Camborne Town Trail


Camborne Library

The Parish Vestry and Clink

Head right and turn immediately left into Church Lane. To the left of the churchyard entrance is the Parish Vestry building. Probably erected because of the Sturges Bourne's Act of 1819, empowering parishes to appoint vestries `for more effectual execution of the laws for the relief of the poor.

Around the corner from the Parish Vestry and an integral part of it, was the local `clink' or lock-up. Its entrance was through the blocked doorway with a granite lintel dated 1820. Here felons would be held overnight and it also doubled as a pound for stray cattle.
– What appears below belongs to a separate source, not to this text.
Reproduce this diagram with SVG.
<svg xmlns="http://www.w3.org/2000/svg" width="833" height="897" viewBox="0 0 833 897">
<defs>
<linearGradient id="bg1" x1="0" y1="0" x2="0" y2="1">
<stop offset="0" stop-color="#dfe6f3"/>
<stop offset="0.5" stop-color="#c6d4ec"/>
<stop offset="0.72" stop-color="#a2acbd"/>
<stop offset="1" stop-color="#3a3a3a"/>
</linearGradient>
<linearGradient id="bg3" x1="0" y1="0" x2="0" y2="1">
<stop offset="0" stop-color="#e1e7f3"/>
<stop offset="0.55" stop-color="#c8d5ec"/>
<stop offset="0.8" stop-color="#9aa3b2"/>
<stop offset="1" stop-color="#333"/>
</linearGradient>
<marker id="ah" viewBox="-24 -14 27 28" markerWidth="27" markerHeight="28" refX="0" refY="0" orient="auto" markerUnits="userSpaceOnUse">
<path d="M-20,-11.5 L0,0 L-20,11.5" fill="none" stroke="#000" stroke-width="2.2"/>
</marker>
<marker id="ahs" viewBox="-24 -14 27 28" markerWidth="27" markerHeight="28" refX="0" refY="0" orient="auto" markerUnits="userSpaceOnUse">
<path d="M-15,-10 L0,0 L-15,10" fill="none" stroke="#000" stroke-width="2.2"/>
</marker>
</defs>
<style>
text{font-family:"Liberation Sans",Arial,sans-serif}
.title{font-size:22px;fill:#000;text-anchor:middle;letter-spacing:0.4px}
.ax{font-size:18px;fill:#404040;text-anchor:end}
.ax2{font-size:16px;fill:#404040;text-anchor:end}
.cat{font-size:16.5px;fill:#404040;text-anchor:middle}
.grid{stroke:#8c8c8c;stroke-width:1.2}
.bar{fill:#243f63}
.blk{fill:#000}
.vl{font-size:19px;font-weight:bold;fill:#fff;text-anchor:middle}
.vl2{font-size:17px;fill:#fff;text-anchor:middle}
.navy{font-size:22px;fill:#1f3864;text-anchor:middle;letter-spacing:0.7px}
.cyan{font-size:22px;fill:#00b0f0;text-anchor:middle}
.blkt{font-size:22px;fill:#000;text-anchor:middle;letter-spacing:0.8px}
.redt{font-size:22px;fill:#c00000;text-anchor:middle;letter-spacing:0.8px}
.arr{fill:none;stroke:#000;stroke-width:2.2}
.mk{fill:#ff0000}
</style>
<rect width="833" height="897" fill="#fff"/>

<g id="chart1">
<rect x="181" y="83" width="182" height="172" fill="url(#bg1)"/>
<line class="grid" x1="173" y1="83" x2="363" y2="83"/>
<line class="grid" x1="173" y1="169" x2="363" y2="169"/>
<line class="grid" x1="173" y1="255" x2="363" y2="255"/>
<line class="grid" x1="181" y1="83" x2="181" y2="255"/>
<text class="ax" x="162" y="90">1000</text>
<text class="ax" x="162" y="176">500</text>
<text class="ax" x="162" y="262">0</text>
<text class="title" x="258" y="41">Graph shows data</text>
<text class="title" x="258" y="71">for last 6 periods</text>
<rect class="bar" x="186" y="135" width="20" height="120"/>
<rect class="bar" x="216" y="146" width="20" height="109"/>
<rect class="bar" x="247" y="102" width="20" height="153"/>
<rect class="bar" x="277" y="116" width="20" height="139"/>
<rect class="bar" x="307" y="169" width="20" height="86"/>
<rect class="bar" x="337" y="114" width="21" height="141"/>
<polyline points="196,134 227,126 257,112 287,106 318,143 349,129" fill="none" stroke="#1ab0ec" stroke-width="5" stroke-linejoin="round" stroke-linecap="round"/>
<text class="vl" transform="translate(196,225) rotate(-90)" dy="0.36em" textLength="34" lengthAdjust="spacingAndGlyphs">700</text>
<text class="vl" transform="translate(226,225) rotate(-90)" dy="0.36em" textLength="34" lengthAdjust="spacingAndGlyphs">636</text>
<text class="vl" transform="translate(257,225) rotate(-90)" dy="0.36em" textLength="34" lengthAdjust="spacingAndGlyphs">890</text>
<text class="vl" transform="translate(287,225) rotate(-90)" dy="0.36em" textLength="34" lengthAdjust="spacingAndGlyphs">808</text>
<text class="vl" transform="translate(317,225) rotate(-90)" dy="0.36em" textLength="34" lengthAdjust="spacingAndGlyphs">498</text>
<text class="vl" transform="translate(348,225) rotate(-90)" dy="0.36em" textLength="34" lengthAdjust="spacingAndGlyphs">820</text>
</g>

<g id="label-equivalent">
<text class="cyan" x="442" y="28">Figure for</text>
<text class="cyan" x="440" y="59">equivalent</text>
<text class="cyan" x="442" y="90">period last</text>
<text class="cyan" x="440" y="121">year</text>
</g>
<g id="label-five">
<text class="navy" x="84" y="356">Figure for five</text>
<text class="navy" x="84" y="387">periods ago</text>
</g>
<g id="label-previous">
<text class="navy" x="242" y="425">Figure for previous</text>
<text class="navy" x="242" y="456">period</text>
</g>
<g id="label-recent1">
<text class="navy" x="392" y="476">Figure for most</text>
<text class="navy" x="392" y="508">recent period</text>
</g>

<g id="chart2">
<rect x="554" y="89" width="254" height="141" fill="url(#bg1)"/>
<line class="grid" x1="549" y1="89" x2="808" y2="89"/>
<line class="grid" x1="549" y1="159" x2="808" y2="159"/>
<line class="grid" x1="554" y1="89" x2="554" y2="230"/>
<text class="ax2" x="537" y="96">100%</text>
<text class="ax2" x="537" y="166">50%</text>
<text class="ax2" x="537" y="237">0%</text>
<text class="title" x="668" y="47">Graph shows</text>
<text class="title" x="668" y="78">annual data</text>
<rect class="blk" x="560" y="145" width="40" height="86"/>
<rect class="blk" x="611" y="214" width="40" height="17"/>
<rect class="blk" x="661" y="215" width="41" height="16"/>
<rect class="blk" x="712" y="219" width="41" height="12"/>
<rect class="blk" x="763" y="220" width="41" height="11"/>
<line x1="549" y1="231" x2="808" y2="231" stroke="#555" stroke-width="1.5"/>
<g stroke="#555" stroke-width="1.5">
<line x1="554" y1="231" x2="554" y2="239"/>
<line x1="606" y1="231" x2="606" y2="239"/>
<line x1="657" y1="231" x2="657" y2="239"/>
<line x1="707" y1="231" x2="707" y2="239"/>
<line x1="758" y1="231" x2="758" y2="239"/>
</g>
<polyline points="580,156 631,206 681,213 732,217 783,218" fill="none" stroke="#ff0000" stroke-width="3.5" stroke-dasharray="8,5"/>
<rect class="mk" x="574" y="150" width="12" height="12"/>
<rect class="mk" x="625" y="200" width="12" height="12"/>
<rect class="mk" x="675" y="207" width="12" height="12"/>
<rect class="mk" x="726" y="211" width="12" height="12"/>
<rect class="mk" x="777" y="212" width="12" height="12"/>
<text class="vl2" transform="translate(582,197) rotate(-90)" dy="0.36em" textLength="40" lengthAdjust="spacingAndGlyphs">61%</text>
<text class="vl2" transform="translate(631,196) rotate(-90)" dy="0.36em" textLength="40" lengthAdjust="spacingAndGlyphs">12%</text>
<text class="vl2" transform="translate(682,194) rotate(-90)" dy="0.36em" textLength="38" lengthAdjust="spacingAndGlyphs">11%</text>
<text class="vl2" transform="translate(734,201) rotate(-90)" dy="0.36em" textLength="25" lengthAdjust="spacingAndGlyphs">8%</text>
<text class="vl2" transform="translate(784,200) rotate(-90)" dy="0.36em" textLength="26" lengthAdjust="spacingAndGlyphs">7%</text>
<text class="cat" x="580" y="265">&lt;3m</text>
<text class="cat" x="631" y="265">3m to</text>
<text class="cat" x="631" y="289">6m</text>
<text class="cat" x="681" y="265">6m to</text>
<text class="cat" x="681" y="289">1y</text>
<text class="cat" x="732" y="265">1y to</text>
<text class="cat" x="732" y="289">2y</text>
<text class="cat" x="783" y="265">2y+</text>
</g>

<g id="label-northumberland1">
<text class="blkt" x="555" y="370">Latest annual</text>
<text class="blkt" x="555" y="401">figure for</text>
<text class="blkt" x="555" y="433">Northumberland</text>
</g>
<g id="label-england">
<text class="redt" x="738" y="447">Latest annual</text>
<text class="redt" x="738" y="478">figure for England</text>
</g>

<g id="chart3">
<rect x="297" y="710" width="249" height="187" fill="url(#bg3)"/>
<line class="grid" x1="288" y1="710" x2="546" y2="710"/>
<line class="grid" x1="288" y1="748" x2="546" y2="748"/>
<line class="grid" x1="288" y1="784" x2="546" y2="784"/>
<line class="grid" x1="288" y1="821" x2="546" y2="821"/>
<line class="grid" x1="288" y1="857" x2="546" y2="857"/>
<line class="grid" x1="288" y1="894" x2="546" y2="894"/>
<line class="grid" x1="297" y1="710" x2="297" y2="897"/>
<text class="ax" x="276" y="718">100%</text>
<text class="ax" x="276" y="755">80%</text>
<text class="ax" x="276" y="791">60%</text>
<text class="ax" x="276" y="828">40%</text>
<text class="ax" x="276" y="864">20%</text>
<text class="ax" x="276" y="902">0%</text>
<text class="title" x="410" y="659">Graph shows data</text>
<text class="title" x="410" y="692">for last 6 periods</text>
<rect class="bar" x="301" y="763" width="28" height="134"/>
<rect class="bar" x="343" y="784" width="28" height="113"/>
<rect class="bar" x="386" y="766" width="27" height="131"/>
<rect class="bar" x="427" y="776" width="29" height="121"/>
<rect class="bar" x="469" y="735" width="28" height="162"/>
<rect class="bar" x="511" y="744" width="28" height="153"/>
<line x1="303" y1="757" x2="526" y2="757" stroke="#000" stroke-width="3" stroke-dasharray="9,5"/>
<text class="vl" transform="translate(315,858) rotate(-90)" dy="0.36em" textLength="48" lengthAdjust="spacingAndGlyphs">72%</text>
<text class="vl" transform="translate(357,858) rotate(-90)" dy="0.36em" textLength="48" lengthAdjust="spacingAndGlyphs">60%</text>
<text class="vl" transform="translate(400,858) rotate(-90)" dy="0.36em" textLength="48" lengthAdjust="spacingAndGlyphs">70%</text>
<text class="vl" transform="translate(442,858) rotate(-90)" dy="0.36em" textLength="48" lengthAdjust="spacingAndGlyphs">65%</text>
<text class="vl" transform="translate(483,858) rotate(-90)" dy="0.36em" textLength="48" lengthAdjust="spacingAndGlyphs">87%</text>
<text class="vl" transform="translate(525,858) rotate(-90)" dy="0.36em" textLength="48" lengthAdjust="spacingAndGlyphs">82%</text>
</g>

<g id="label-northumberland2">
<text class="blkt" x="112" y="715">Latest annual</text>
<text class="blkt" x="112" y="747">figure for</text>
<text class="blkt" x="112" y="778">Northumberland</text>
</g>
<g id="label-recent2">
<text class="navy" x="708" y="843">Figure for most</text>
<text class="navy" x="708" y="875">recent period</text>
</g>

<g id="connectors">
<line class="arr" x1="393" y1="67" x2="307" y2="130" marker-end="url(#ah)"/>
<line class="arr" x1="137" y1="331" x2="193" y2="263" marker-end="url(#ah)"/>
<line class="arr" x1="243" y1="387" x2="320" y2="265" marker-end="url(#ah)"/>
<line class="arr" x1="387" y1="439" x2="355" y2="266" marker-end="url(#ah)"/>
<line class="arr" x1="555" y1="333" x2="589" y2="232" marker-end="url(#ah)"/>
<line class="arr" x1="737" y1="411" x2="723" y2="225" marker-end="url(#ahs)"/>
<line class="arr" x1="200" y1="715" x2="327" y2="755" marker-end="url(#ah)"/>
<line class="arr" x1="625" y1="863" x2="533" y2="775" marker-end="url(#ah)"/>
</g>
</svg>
Church of St Martin & St Meriadocus

Enter the churchyard and follow the path round towards the front of the church. In the churchyard you'll find several crosses of note. On the tall cross by the war memorial are dots said to represent the numbers killed in a battle on Reskajeage Downs.

 


The parish stocks were also in the churchyard and any man found drunk on a Saturday night would be placed there in full view of Sunday churchgoers.

Look for the gravestone of the Cornish sculptor Neville Northey Burnard (1818-1878). His more well-known works include the bust of Dr George Smith in Camborne's Wesley Chapel and the Lander memorial in Truro.

Built on the site of an earlier church, the present 15th century building was restored and enlarged in 1878. Inside is the `Levuit' altar slab, a piece of grey elvan with a key-patterned border at least a thousand years old and said to have come from the chapel of St la, Troon.

The reredos is special as it is constructed of Sierra marble rather than the usual wood. Erected in 1761 by Samuel Percival of Pendarves its inscriptions are the Ten Commandments and the Lord's Prayer.

The oldest memorial is to Alexander Pendarves who died in 1655, and others are connected to both the Pendarves and Basset families. Sir William Pendarves is said to have had his coffin made out of the first copper that was raised from North Roskear mine, which his family used a punch bowl until his death.